**TASK PROMPT**: Leave the pictures out. Return all other data exactly.

**DATASET ROWS**:

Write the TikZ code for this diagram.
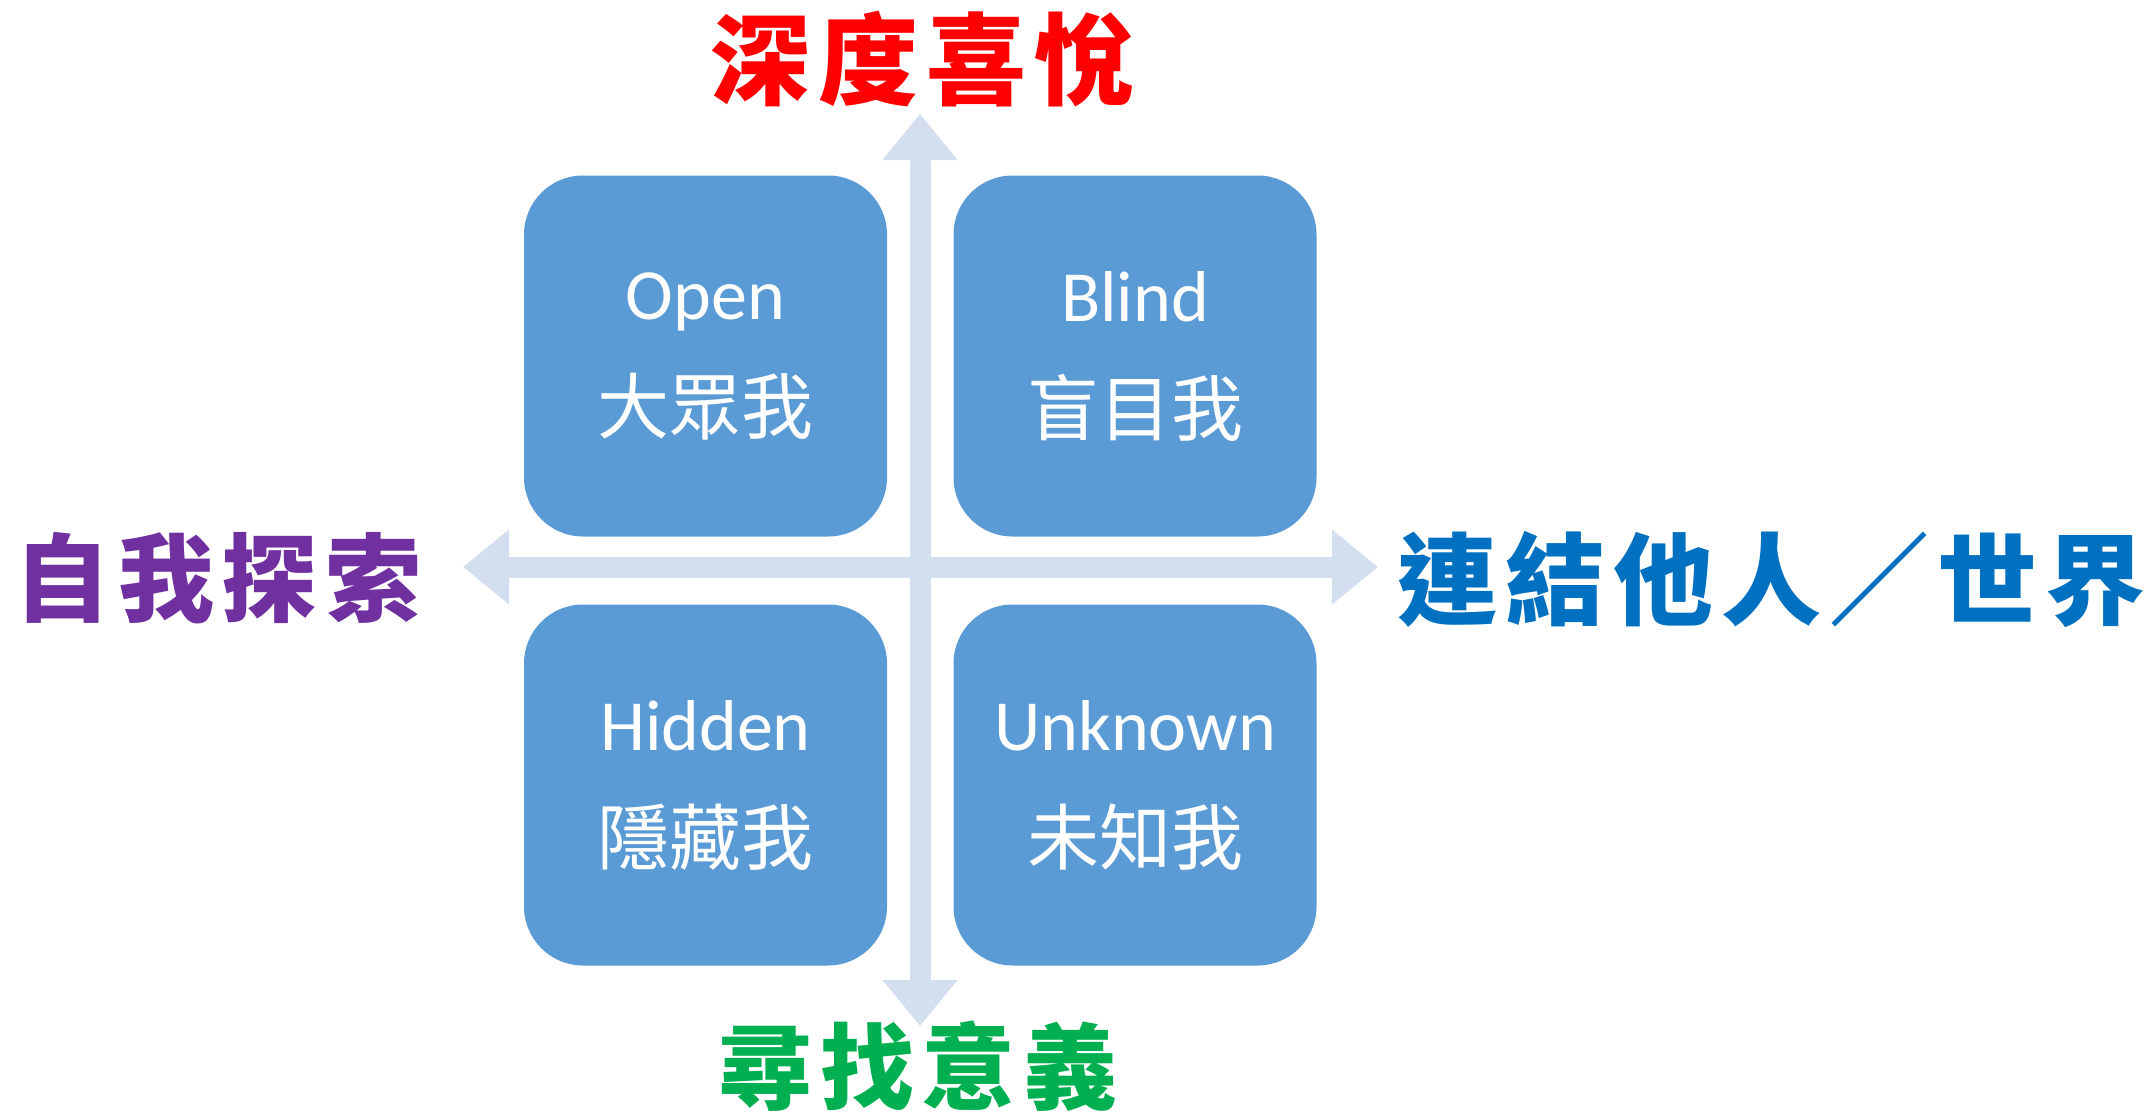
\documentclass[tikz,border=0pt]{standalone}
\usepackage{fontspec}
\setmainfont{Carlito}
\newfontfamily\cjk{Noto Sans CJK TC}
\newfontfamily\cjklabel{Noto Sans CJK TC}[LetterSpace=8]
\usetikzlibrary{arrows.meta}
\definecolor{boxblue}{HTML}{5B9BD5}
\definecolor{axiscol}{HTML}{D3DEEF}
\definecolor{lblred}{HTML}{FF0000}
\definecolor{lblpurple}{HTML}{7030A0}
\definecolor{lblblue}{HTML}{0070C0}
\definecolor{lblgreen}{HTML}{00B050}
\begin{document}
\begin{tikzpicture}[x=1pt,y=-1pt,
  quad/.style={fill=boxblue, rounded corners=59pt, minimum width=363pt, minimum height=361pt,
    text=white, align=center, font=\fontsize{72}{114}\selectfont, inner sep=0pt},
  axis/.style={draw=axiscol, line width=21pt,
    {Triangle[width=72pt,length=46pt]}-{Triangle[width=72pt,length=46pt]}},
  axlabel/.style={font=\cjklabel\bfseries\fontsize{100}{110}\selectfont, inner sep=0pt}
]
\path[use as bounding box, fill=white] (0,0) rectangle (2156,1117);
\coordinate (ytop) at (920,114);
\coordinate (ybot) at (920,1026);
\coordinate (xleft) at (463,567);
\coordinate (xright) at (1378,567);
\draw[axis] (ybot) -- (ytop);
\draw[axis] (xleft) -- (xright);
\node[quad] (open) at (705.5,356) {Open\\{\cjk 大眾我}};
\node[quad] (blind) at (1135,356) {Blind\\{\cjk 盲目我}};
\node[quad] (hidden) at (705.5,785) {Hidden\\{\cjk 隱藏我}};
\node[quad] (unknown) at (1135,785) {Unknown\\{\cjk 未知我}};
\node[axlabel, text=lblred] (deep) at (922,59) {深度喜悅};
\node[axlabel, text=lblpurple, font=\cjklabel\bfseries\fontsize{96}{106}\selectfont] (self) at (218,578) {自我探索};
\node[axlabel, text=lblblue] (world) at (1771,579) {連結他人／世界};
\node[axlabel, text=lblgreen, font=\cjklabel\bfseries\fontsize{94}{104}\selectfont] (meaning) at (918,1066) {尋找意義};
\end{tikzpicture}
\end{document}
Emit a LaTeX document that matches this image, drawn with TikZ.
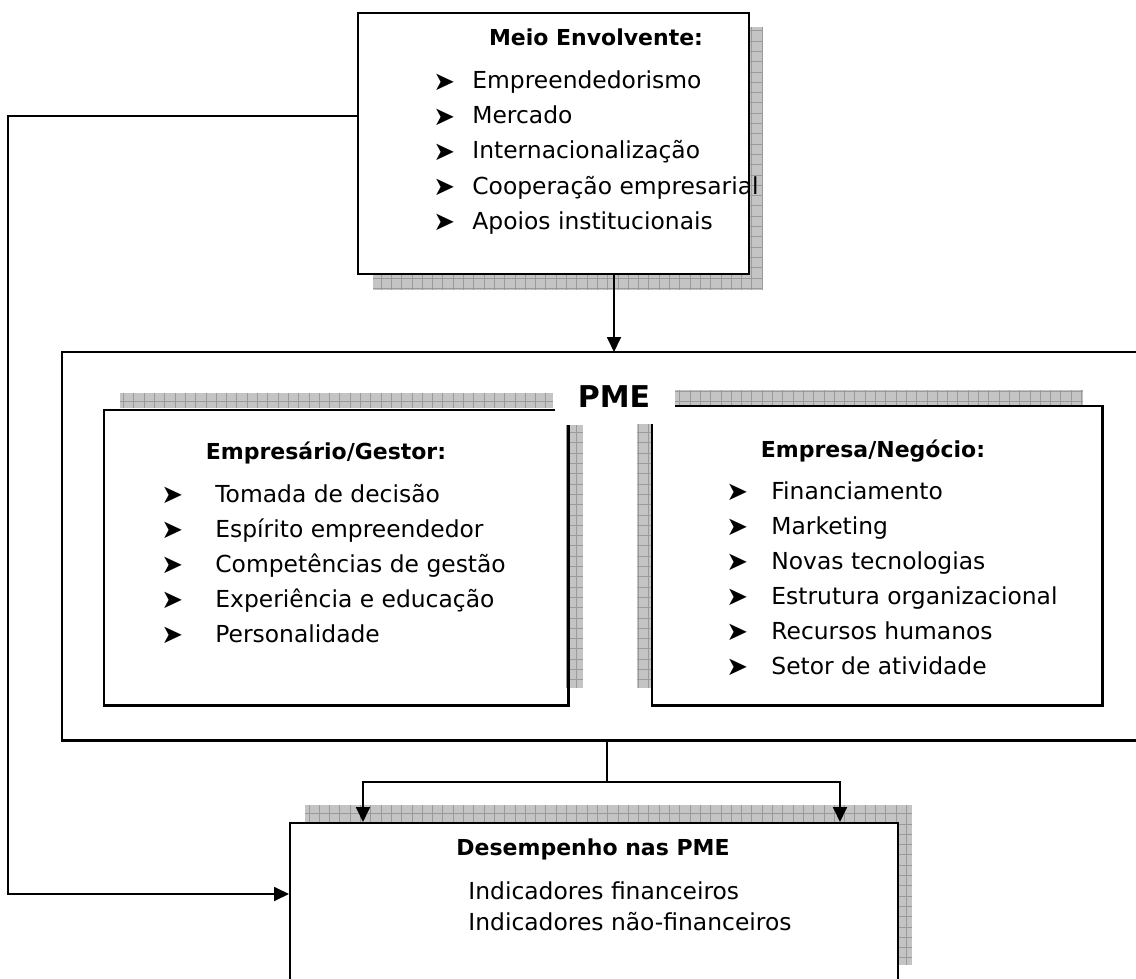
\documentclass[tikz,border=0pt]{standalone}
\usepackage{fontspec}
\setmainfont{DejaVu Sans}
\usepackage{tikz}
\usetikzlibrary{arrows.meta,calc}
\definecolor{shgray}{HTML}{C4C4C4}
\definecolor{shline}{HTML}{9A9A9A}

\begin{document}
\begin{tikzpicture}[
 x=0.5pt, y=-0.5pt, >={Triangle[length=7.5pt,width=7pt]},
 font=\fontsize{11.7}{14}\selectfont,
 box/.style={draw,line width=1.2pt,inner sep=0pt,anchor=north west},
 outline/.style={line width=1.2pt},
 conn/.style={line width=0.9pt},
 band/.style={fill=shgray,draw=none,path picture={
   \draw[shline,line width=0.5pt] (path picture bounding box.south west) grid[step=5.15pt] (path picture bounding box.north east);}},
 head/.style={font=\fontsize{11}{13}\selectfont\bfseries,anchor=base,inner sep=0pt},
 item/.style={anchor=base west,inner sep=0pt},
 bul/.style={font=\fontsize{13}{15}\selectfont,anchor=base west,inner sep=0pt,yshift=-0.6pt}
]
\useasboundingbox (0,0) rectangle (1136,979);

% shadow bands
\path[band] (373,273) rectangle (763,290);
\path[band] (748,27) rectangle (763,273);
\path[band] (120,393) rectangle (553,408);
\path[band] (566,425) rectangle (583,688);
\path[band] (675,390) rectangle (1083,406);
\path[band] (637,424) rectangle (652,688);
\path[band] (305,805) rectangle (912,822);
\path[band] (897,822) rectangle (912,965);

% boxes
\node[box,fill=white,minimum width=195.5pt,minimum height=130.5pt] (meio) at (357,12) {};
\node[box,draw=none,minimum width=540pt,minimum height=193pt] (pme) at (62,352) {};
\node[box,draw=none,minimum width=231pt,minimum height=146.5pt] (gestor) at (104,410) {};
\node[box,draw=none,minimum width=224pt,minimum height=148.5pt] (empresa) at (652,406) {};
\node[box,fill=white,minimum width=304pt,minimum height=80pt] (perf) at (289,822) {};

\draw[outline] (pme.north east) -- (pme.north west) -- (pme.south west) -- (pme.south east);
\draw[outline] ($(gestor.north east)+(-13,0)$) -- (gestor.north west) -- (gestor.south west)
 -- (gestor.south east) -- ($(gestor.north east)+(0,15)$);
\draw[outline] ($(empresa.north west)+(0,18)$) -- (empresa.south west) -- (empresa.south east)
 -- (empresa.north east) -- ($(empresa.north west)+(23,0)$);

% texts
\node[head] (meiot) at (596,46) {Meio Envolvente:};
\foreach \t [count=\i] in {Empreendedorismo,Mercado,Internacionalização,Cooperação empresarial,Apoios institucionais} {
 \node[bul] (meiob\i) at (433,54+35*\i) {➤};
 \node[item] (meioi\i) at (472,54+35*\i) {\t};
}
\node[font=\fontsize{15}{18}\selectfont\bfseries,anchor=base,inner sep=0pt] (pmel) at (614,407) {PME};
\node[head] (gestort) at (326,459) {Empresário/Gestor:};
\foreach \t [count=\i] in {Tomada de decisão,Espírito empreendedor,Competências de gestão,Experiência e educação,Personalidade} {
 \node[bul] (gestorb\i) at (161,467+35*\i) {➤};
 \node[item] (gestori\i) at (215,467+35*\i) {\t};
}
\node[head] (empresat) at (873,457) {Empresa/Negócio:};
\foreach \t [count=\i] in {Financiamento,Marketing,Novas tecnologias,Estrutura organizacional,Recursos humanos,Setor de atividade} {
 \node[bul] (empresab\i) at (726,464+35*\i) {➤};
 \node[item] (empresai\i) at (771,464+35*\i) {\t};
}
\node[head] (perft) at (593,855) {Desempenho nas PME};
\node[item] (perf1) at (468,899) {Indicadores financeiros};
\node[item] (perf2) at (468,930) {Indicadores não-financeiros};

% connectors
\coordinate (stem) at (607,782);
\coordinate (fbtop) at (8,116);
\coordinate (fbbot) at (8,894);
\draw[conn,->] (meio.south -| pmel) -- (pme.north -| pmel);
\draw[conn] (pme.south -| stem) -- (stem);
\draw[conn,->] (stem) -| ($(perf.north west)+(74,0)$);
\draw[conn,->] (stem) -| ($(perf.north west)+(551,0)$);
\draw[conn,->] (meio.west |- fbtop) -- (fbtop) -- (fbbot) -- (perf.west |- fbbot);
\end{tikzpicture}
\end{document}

**CORRECT OUTPUT**:
Write the TikZ code for this diagram.
\documentclass[tikz,border=0pt]{standalone}
\usepackage{fontspec}
\setmainfont{Carlito}
\newfontfamily\cjk{Noto Sans CJK TC}
\newfontfamily\cjklabel{Noto Sans CJK TC}[LetterSpace=8]
\usetikzlibrary{arrows.meta}
\definecolor{boxblue}{HTML}{5B9BD5}
\definecolor{axiscol}{HTML}{D3DEEF}
\definecolor{lblred}{HTML}{FF0000}
\definecolor{lblpurple}{HTML}{7030A0}
\definecolor{lblblue}{HTML}{0070C0}
\definecolor{lblgreen}{HTML}{00B050}
\begin{document}
\begin{tikzpicture}[x=1pt,y=-1pt,
  quad/.style={fill=boxblue, rounded corners=59pt, minimum width=363pt, minimum height=361pt,
    text=white, align=center, font=\fontsize{72}{114}\selectfont, inner sep=0pt},
  axis/.style={draw=axiscol, line width=21pt,
    {Triangle[width=72pt,length=46pt]}-{Triangle[width=72pt,length=46pt]}},
  axlabel/.style={font=\cjklabel\bfseries\fontsize{100}{110}\selectfont, inner sep=0pt}
]
\path[use as bounding box, fill=white] (0,0) rectangle (2156,1117);
\coordinate (ytop) at (920,114);
\coordinate (ybot) at (920,1026);
\coordinate (xleft) at (463,567);
\coordinate (xright) at (1378,567);
\draw[axis] (ybot) -- (ytop);
\draw[axis] (xleft) -- (xright);
\node[quad] (open) at (705.5,356) {Open\\{\cjk 大眾我}};
\node[quad] (blind) at (1135,356) {Blind\\{\cjk 盲目我}};
\node[quad] (hidden) at (705.5,785) {Hidden\\{\cjk 隱藏我}};
\node[quad] (unknown) at (1135,785) {Unknown\\{\cjk 未知我}};
\node[axlabel, text=lblred] (deep) at (922,59) {深度喜悅};
\node[axlabel, text=lblpurple, font=\cjklabel\bfseries\fontsize{96}{106}\selectfont] (self) at (218,578) {自我探索};
\node[axlabel, text=lblblue] (world) at (1771,579) {連結他人／世界};
\node[axlabel, text=lblgreen, font=\cjklabel\bfseries\fontsize{94}{104}\selectfont] (meaning) at (918,1066) {尋找意義};
\end{tikzpicture}
\end{document}
Emit a LaTeX document that matches this image, drawn with TikZ.
\documentclass[tikz,border=0pt]{standalone}
\usepackage{fontspec}
\setmainfont{DejaVu Sans}
\usepackage{tikz}
\usetikzlibrary{arrows.meta,calc}
\definecolor{shgray}{HTML}{C4C4C4}
\definecolor{shline}{HTML}{9A9A9A}

\begin{document}
\begin{tikzpicture}[
 x=0.5pt, y=-0.5pt, >={Triangle[length=7.5pt,width=7pt]},
 font=\fontsize{11.7}{14}\selectfont,
 box/.style={draw,line width=1.2pt,inner sep=0pt,anchor=north west},
 outline/.style={line width=1.2pt},
 conn/.style={line width=0.9pt},
 band/.style={fill=shgray,draw=none,path picture={
   \draw[shline,line width=0.5pt] (path picture bounding box.south west) grid[step=5.15pt] (path picture bounding box.north east);}},
 head/.style={font=\fontsize{11}{13}\selectfont\bfseries,anchor=base,inner sep=0pt},
 item/.style={anchor=base west,inner sep=0pt},
 bul/.style={font=\fontsize{13}{15}\selectfont,anchor=base west,inner sep=0pt,yshift=-0.6pt}
]
\useasboundingbox (0,0) rectangle (1136,979);

% shadow bands
\path[band] (373,273) rectangle (763,290);
\path[band] (748,27) rectangle (763,273);
\path[band] (120,393) rectangle (553,408);
\path[band] (566,425) rectangle (583,688);
\path[band] (675,390) rectangle (1083,406);
\path[band] (637,424) rectangle (652,688);
\path[band] (305,805) rectangle (912,822);
\path[band] (897,822) rectangle (912,965);

% boxes
\node[box,fill=white,minimum width=195.5pt,minimum height=130.5pt] (meio) at (357,12) {};
\node[box,draw=none,minimum width=540pt,minimum height=193pt] (pme) at (62,352) {};
\node[box,draw=none,minimum width=231pt,minimum height=146.5pt] (gestor) at (104,410) {};
\node[box,draw=none,minimum width=224pt,minimum height=148.5pt] (empresa) at (652,406) {};
\node[box,fill=white,minimum width=304pt,minimum height=80pt] (perf) at (289,822) {};

\draw[outline] (pme.north east) -- (pme.north west) -- (pme.south west) -- (pme.south east);
\draw[outline] ($(gestor.north east)+(-13,0)$) -- (gestor.north west) -- (gestor.south west)
 -- (gestor.south east) -- ($(gestor.north east)+(0,15)$);
\draw[outline] ($(empresa.north west)+(0,18)$) -- (empresa.south west) -- (empresa.south east)
 -- (empresa.north east) -- ($(empresa.north west)+(23,0)$);

% texts
\node[head] (meiot) at (596,46) {Meio Envolvente:};
\foreach \t [count=\i] in {Empreendedorismo,Mercado,Internacionalização,Cooperação empresarial,Apoios institucionais} {
 \node[bul] (meiob\i) at (433,54+35*\i) {➤};
 \node[item] (meioi\i) at (472,54+35*\i) {\t};
}
\node[font=\fontsize{15}{18}\selectfont\bfseries,anchor=base,inner sep=0pt] (pmel) at (614,407) {PME};
\node[head] (gestort) at (326,459) {Empresário/Gestor:};
\foreach \t [count=\i] in {Tomada de decisão,Espírito empreendedor,Competências de gestão,Experiência e educação,Personalidade} {
 \node[bul] (gestorb\i) at (161,467+35*\i) {➤};
 \node[item] (gestori\i) at (215,467+35*\i) {\t};
}
\node[head] (empresat) at (873,457) {Empresa/Negócio:};
\foreach \t [count=\i] in {Financiamento,Marketing,Novas tecnologias,Estrutura organizacional,Recursos humanos,Setor de atividade} {
 \node[bul] (empresab\i) at (726,464+35*\i) {➤};
 \node[item] (empresai\i) at (771,464+35*\i) {\t};
}
\node[head] (perft) at (593,855) {Desempenho nas PME};
\node[item] (perf1) at (468,899) {Indicadores financeiros};
\node[item] (perf2) at (468,930) {Indicadores não-financeiros};

% connectors
\coordinate (stem) at (607,782);
\coordinate (fbtop) at (8,116);
\coordinate (fbbot) at (8,894);
\draw[conn,->] (meio.south -| pmel) -- (pme.north -| pmel);
\draw[conn] (pme.south -| stem) -- (stem);
\draw[conn,->] (stem) -| ($(perf.north west)+(74,0)$);
\draw[conn,->] (stem) -| ($(perf.north west)+(551,0)$);
\draw[conn,->] (meio.west |- fbtop) -- (fbtop) -- (fbbot) -- (perf.west |- fbbot);
\end{tikzpicture}
\end{document}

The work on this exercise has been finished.